-- BEGIN Supplied data --

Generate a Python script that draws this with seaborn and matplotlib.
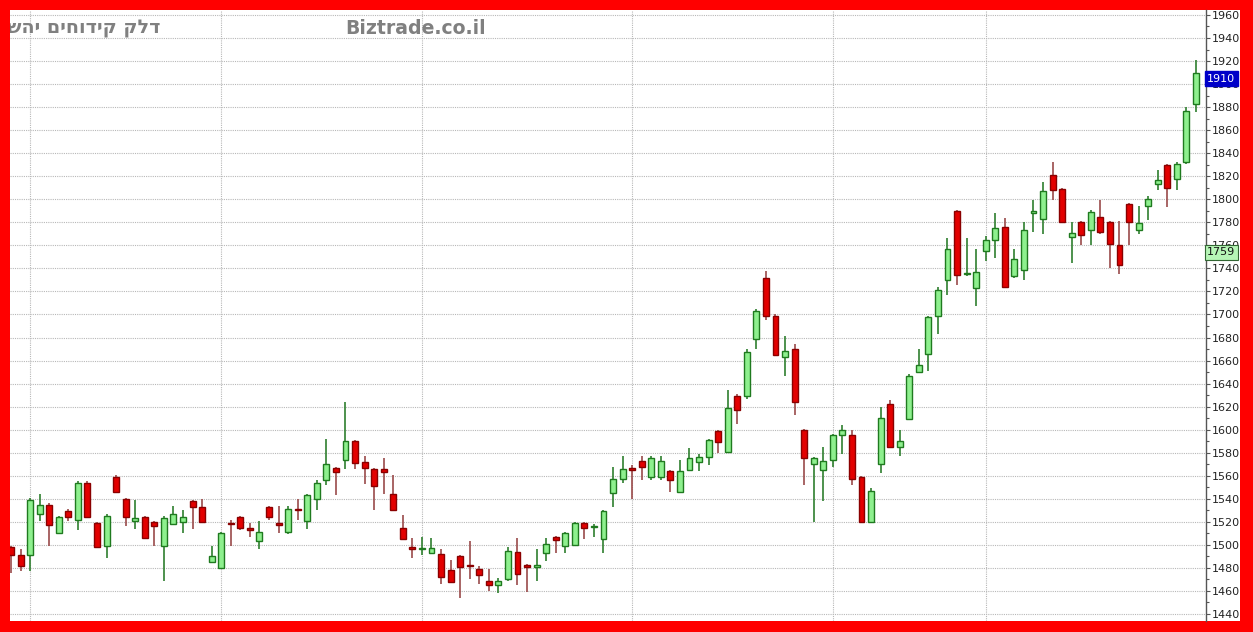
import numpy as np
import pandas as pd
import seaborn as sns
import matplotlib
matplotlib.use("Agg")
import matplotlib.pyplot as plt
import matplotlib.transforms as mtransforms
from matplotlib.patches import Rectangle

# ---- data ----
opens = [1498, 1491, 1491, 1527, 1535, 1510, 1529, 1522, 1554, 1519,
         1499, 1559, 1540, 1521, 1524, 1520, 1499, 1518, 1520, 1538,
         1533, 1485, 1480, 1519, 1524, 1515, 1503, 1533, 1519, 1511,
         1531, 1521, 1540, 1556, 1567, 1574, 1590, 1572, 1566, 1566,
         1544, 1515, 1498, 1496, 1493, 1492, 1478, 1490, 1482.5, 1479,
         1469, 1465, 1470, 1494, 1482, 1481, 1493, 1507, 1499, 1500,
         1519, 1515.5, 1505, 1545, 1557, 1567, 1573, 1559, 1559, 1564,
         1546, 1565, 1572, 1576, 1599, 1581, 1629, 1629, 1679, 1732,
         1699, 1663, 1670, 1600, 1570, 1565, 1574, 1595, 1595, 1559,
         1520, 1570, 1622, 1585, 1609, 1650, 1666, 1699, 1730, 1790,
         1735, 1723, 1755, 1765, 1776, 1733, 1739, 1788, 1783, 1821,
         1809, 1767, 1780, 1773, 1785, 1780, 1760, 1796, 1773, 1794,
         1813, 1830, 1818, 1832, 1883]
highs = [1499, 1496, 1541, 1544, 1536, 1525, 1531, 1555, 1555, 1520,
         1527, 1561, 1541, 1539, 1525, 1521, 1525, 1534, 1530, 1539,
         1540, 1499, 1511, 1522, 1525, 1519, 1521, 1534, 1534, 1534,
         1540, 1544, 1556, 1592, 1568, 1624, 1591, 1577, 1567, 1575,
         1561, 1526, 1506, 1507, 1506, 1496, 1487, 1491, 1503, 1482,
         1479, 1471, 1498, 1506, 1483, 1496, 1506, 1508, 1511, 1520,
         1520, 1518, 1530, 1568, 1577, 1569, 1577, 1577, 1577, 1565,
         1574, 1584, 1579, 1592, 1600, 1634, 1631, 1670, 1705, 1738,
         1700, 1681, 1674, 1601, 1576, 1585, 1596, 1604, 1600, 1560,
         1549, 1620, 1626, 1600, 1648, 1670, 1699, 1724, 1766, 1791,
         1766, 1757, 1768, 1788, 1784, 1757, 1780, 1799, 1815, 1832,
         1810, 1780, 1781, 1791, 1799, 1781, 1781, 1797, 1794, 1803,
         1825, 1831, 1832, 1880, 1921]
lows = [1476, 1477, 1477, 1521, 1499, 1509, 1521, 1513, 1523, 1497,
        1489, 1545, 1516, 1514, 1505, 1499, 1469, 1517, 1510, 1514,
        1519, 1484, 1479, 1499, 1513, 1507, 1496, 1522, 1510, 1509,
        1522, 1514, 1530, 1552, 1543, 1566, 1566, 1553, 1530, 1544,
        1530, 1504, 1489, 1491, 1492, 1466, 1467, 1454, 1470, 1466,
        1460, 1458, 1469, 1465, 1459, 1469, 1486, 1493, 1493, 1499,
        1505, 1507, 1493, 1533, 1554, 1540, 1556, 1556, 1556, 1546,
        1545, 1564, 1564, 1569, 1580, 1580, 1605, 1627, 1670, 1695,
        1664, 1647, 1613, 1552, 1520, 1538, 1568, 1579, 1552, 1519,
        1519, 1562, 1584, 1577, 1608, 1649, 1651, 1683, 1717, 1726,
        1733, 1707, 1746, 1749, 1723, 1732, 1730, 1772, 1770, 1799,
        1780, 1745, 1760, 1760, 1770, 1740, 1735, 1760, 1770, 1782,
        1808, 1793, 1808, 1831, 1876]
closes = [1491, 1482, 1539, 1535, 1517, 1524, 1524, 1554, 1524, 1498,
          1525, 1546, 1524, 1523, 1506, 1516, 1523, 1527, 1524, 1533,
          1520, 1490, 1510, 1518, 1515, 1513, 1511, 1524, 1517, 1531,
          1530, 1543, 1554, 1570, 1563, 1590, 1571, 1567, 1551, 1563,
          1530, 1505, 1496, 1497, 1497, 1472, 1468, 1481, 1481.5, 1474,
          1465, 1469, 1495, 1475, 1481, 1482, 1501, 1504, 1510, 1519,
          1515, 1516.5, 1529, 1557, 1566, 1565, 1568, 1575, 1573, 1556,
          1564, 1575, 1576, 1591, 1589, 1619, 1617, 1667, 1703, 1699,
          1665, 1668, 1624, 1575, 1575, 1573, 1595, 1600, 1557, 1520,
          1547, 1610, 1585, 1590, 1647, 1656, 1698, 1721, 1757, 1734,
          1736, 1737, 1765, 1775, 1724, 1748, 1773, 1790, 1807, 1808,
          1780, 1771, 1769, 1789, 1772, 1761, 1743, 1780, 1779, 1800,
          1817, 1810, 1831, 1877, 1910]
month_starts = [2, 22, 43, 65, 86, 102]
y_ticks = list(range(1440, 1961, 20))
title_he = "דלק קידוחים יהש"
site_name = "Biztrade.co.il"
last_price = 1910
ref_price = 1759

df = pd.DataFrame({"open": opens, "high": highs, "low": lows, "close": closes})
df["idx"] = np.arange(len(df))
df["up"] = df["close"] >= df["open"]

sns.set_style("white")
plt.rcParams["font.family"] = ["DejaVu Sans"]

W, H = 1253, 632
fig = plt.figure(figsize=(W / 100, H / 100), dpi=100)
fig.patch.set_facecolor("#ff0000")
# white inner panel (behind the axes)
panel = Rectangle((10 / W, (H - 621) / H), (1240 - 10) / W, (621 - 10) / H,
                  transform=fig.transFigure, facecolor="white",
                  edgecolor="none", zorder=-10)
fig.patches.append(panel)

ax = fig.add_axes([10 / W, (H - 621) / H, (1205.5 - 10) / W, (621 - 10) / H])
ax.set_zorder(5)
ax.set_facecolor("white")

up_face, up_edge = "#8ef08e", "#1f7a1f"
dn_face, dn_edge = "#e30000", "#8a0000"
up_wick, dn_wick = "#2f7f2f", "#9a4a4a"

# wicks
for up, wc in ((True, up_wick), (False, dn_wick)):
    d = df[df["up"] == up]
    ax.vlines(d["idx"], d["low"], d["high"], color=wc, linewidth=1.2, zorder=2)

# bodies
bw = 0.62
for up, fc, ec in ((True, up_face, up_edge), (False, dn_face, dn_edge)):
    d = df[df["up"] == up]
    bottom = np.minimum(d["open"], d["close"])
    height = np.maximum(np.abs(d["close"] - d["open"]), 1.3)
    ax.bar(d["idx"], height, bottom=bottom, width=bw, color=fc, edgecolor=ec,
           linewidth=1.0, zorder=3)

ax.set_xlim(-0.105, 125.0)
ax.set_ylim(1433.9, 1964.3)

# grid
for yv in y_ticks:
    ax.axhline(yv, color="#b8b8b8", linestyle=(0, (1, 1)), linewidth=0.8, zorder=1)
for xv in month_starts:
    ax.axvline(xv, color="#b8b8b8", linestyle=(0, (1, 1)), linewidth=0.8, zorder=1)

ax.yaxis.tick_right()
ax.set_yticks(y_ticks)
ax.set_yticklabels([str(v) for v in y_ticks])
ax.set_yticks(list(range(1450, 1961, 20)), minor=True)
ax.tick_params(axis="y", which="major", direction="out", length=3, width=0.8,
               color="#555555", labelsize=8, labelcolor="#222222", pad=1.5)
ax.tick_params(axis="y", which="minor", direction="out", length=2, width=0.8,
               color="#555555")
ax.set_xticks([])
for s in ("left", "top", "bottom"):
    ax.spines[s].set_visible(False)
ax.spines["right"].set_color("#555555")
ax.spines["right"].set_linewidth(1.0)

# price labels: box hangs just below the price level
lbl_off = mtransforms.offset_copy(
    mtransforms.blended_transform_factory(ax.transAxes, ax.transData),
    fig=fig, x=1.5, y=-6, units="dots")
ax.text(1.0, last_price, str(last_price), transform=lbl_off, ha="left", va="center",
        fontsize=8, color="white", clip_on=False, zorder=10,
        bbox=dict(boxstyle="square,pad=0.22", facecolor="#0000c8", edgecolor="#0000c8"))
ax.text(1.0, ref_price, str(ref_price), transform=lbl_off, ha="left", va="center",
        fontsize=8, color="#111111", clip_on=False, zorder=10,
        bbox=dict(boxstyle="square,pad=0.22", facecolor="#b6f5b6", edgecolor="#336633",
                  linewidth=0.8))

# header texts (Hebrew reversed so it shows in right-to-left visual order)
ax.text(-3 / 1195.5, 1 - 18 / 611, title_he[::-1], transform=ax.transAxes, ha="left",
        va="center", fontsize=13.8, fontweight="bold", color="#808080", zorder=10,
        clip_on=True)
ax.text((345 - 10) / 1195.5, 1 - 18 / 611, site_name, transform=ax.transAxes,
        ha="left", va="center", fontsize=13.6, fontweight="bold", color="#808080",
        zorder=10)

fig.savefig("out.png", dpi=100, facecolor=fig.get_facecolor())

-- END Supplied data --

▸ **What is needed**
Return only the lines from the start of the data through the line that contains "from matplotlib.patches import Rectangle", please, copying them exactly and omitting all pictures.

▸ **Written reply**
Generate a Python script that draws this with seaborn and matplotlib.
import numpy as np
import pandas as pd
import seaborn as sns
import matplotlib
matplotlib.use("Agg")
import matplotlib.pyplot as plt
import matplotlib.transforms as mtransforms
from matplotlib.patches import Rectangle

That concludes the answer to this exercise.